───── Data provided ─────

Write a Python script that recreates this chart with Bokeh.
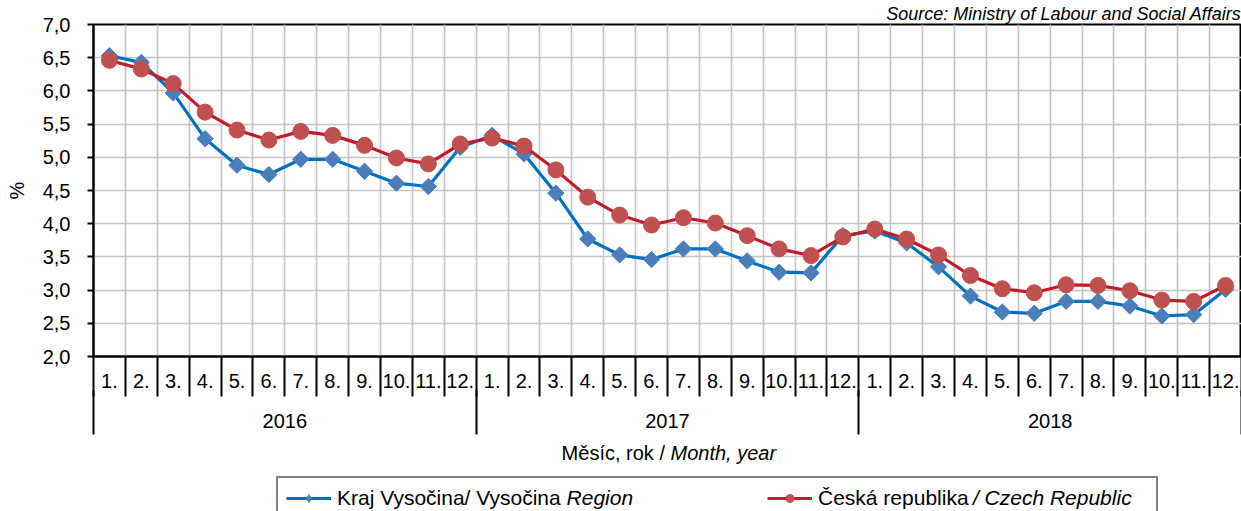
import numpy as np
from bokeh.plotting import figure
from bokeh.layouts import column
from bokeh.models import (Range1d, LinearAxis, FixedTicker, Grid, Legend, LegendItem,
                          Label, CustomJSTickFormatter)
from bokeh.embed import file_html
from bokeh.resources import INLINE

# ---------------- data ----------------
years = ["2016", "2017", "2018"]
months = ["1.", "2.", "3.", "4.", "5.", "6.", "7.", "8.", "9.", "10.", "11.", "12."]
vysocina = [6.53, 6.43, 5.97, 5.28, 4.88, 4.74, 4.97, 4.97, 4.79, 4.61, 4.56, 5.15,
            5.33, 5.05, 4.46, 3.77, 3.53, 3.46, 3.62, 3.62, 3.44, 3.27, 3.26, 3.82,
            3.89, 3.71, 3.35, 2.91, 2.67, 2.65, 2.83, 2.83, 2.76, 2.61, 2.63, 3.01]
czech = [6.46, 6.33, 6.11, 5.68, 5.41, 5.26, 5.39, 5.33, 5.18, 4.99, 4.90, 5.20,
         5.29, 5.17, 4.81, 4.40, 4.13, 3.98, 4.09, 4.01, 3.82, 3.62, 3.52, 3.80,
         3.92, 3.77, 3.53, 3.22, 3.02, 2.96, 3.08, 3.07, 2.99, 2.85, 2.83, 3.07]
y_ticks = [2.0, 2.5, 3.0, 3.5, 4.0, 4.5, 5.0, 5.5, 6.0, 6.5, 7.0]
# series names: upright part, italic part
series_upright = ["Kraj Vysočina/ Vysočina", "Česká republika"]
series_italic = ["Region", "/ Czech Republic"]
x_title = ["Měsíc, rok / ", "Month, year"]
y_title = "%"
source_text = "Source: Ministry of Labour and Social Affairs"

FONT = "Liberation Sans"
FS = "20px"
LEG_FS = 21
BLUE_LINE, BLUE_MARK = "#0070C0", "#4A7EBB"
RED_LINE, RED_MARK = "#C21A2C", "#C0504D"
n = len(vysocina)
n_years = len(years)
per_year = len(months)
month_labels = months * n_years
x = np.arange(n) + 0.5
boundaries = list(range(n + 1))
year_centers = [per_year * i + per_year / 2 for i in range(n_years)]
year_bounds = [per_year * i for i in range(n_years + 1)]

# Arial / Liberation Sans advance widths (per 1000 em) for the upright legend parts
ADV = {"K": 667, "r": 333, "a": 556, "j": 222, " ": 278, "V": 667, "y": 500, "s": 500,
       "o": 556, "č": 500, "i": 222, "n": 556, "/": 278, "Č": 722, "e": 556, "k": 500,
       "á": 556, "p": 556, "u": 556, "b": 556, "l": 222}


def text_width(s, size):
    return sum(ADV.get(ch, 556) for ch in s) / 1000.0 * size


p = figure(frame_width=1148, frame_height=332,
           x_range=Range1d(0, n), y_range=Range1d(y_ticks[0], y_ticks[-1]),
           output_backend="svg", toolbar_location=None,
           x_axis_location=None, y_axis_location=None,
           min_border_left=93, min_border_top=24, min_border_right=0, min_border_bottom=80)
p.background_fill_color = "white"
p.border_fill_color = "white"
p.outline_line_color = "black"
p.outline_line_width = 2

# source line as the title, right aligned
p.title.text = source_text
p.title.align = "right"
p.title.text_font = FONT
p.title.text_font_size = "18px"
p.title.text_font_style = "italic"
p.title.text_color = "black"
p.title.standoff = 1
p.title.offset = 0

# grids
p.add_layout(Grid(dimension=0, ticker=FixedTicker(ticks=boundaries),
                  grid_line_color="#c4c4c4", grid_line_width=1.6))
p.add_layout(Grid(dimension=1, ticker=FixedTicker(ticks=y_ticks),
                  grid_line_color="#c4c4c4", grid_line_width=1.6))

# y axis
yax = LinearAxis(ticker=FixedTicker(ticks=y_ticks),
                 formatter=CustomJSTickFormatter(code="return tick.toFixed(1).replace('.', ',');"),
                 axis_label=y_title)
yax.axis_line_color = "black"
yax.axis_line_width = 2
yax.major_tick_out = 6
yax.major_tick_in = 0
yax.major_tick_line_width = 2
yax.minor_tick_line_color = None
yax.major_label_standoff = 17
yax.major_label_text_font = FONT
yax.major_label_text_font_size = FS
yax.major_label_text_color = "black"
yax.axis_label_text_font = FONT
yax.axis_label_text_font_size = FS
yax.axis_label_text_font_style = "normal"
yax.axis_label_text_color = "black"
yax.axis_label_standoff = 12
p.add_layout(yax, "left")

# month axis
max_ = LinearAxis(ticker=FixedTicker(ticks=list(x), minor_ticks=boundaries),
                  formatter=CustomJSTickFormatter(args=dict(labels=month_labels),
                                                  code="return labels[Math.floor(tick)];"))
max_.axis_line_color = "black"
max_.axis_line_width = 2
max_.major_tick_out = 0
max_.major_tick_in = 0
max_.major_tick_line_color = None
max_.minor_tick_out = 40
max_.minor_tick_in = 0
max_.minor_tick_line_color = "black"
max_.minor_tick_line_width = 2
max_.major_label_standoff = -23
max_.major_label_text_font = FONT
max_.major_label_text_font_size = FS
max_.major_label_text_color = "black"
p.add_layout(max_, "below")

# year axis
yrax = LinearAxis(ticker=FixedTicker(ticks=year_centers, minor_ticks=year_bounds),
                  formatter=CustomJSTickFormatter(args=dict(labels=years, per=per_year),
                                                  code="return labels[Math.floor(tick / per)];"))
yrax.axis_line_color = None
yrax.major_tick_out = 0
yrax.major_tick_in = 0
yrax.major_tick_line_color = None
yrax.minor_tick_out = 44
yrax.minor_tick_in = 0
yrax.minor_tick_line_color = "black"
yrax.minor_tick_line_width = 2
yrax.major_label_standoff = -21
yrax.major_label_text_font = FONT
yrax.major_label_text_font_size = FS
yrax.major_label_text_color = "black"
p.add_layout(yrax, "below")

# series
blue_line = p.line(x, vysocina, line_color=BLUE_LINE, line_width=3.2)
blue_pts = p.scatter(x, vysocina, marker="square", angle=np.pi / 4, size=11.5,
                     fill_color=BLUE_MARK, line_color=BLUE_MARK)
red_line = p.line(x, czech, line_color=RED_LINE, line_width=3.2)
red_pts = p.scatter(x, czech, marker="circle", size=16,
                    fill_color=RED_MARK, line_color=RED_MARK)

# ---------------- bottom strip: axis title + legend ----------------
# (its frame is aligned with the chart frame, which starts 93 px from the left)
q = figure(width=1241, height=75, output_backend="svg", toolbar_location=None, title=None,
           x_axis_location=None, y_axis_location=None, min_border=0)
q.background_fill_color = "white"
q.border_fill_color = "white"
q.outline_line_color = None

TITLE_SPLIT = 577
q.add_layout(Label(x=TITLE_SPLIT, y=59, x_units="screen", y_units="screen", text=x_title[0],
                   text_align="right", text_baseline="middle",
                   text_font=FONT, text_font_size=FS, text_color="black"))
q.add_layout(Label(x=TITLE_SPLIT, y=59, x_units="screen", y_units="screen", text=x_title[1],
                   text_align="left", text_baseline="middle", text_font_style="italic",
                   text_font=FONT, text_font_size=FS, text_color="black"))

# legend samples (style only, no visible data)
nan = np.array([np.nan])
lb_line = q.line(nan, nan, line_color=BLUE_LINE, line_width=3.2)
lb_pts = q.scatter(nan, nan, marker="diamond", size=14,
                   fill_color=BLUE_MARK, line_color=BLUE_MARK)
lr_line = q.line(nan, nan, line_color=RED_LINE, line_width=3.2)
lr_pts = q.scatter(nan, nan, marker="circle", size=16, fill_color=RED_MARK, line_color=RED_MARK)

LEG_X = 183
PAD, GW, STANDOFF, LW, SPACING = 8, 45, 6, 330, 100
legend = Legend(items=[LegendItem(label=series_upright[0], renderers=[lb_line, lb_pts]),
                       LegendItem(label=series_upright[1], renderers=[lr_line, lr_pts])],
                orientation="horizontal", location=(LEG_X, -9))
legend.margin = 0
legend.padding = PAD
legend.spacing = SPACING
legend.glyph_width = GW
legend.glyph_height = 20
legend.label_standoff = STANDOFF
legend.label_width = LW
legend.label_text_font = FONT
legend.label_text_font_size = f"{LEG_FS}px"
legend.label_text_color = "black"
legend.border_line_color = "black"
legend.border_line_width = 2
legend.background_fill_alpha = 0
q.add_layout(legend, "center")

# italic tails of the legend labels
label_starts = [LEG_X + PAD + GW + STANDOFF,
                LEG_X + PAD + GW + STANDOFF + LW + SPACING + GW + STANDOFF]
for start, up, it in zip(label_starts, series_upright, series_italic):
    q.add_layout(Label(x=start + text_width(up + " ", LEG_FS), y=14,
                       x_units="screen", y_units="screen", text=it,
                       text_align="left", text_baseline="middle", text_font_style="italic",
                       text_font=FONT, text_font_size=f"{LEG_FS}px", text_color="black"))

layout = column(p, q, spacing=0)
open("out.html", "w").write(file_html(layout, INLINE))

─────

__Directive__. Repeat only what lies between the start of the data and the end of the line containing "from bokeh.resources import INLINE", exactly, with pictures left out.

__Completed exercise__.
Write a Python script that recreates this chart with Bokeh.
import numpy as np
from bokeh.plotting import figure
from bokeh.layouts import column
from bokeh.models import (Range1d, LinearAxis, FixedTicker, Grid, Legend, LegendItem,
                          Label, CustomJSTickFormatter)
from bokeh.embed import file_html
from bokeh.resources import INLINE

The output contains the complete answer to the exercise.